Meu marido diz que era dia 4 de agosto, dia do aniversário da minha avó. Sim, Alice nasceria no dia que eu tanto queria! Aquilo me encheu de felicidade e eu e meu marido rimos. Na cama ao lado uma mulher com 8cm, pouca dor, mas os batimentos do bebe alterados, foi pra cesárea. Isso me marcou muito, afinal eram 8cm. Uma contração junto da outra e eu muito cansada, com medo de não conseguir. Estava tão cansada que comecei a “me entregar”, gemia, não me contorcia, só sentia e vocalizava. Foram várias contrações assim, naquele torpor. Eu me entreguei, finalmente. Passei a VIVER o parto. Não quis mais fugir, foi uma entrega mesmo, como se eu estivesse realmente cansada de temer. Fiquei como se nada tivesse acontecido. As dores ficaram mais fáceis de suportar, mas ainda fortes. Até que senti a vontade de “fazer cocô”. Meu marido chama a enfermeira e ela vem com expressao duvidosa e faz o toque que eu berro de dor. Ela não acredita, faz de novo, acho que chama alguém que também toca e dilatação total. “Faz força”, faço força como se fosse a última coisa a fazer na vida. “Faz força lá embaixo”, “espere a contração” e eu não conseguia mais sentir as contrações e dizia isso, e fazia força. Pedi para mudar de posição, pois estava deitada e ela não deixou. Eu queria ficar de cócoras mas ela não deixava. Fiz mais força. Começou a coroar, vamos para a sala, sento na cadeira, meu marido me segura por tras. Não sentia as contrações e fazia força o tempo todo, pedi para a enfermeira me avisar e ela não falava quando eram as contrações e eu empurrava. Eu sabia que tinha que fazer força apenas nas contrações, mas sentia que tinha que empurrar a qualquer custo, pois se não empurrasse eles não esperariam ela nascer. Pra mim, ainda pairava a cesárea. Estava na partolândia, não raciocinava, urrava. Força, força, arde, sinto as mãos da enfermeira me “abrindo” e ela nasce. Foram duas forças e ela saiu inteira. Enrolada pelo ombro e pernas no cordão. A enfermeira que parecia minha sogra que segurou, pois estavam todos na cesárea. Ela corta o cordão (nem perguntou se eu queria, quando vi ela cortou), recebo uma injeção, dizem para eu me deitar rápido, a Alice no colo e eu ainda não acreditava. Jogam a minha placenta fora, também não me perguntam pelo menos se eu queria ver.

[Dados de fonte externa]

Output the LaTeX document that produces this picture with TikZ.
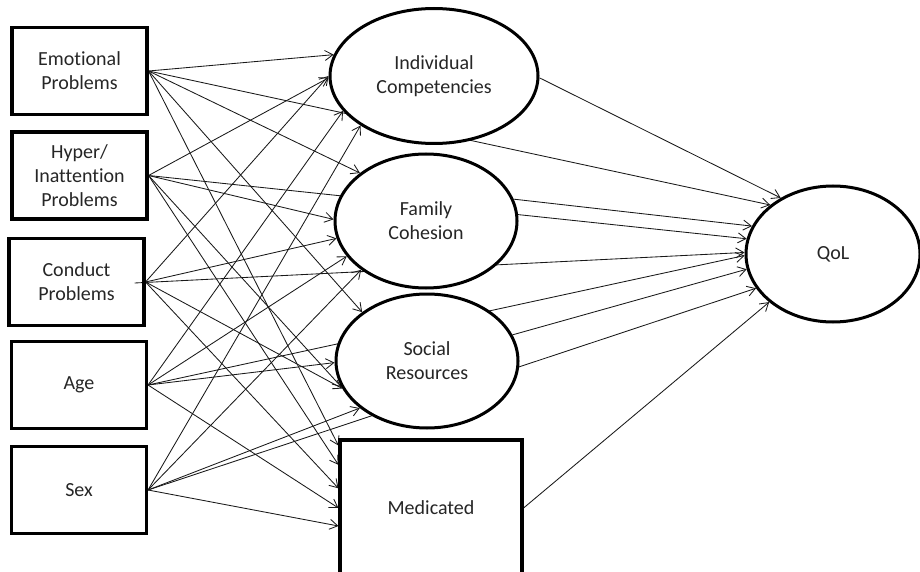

Disse “Oi Alice, oi filha”, meu marido diz “ai que sujinha” rindo.

E eu digo “NÓS CONSEGUIMOS” e meu marido diz, “não, VOCÊ que conseguiu”. A Alice deu um chorinho e quando veio para meu colo parou e deu um resmunguinho que parecia um miadinho. Ela nasceu com 2,720gr e 46 cm. 33horas de bolsa rota. Rosa, cabeluda, linda... Apgar 9 e 9. Cerca de 4h de trabalho de parto ativo. E eles pedem para meu marido sair da cadeira, eu fico com ela no colo por meia hora (mas pra mim foram uns 5 minutos no máximo!) levam ela e me amarram para comecar a suturar. Vou para a sala de recuperacao, ela mama. Meu marido olha com os olhos marejados. Eu desejo muito amor, saude e respeito para a vida dela. Que para os problemas da vida ela sempre tivesse paciencia, sabedoria e determinacao para resolve-los.
Meu marido ligou para algumas pessoas (mãe dele, minha mãe, meu padrasto) e eu liguei para minha avó. Eu disse “Oi vó, feliz aniversário! E de presente sua bisnetinha nasceu, de parto normal” e ela disse ”nasceu? De parto normal? Minha filha, você conseguiu”, com a voz embargada. Foi lindo.


A Rapha hoje quer fazer enfermagem para ser parteira num futuro próximo! Todastorce pra ela se formar logo! 

2 comentários:

Mirian Kedma Marques Pereira disse...

Nossa! Que parto inspirador heim! Guerreira contra o sistema desumano! Parabéns!!!

xsuxsuzetex disse...

Ahn, que história mais linda! Com final feliz! Lágrimas rolando aqui! Muitas coisas boas pra vocês duas, pra toda a família!